Jones also found that only Cylena Hughes, the fire chief’s wife, was able to access the “Ladies Auxiliary” account. Wendy Peterson, Heather Wiggins, Cylena or Hughes could sign for a separate “Friends of the Firemen” account that had recently existed at United Community Bank.

September 23

The town board unanimously votes to fire Hughes.

September 26

The district attorney’s office asked the State Bureau of Investigation to assist in the investigation.

September 29

As part of the investigation, Tom Ammons, an official with the State Bureau of Investigation, interviewed current and former Bryson City volunteer firemen.

Wayne Henry Dover, a volunteer firefighter for 17 years, told Ammons that after he was named to the department’s executive board in 2010, other firemen approached him with questions about financial records and where the department’s money was spent. When Dover brought their questions to the Hughes, he was told that everything was under control and he did not need to see the records.

About one year ago, Hughes informed the board that both of the accounts were closed. Then, in August when Dover asked to review the bank statements, Hughes gave the department’s executive board handwritten notes about the accounts.

Dover also stated that Hughes lied when he said the department had only raised $600 during Fireman’s Day in October 2010.

David Zalva, a member of the department since 2008, helped count the funds raised on Fireman’s Day. The fire department had collected about $4,800, said Zalva in an interview with Ammons.

According to Ammons’ statement, Cooper also inquired about the department’s finances and received only fabricated pieces of paper stating what was spent and how much money was left, according to his interview.
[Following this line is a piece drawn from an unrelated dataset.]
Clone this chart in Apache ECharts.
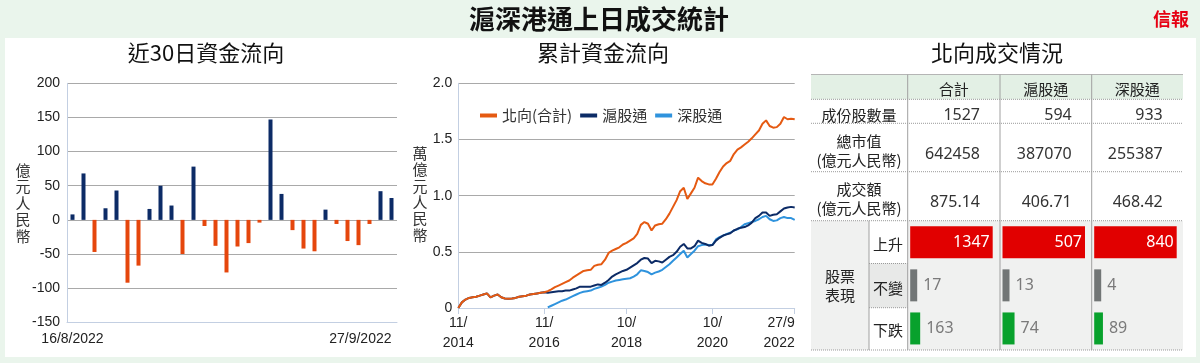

Most of the firemen interviewed said they did not know the Bryson City Fire Department had a relief fund.

However, Douglas Woodard, a volunteer firefighter since 1998, said Hughes led a strike over the account eight or nine years ago.

As of 2002, Hughes was listed as treasurer of the Relief Fund Board, according to annual reports filed with the State Fireman’s Association. Charles Killebrew was listed as chairman of the board.

Killebrew told Chet Effler, an investigator with the State Department of Insurance, that Hughes asked him to serve on the board. Killebrew stated that he never attended any meetings for the board, however, nor saw any annual reports or ever acted as chairman.

“Before the strike, bank statements could be seen, and Ed Watson was the treasurer,” according to Ammons’ statement. “After the strike, account information was never submitted to the membership for review. There was no treasurer.”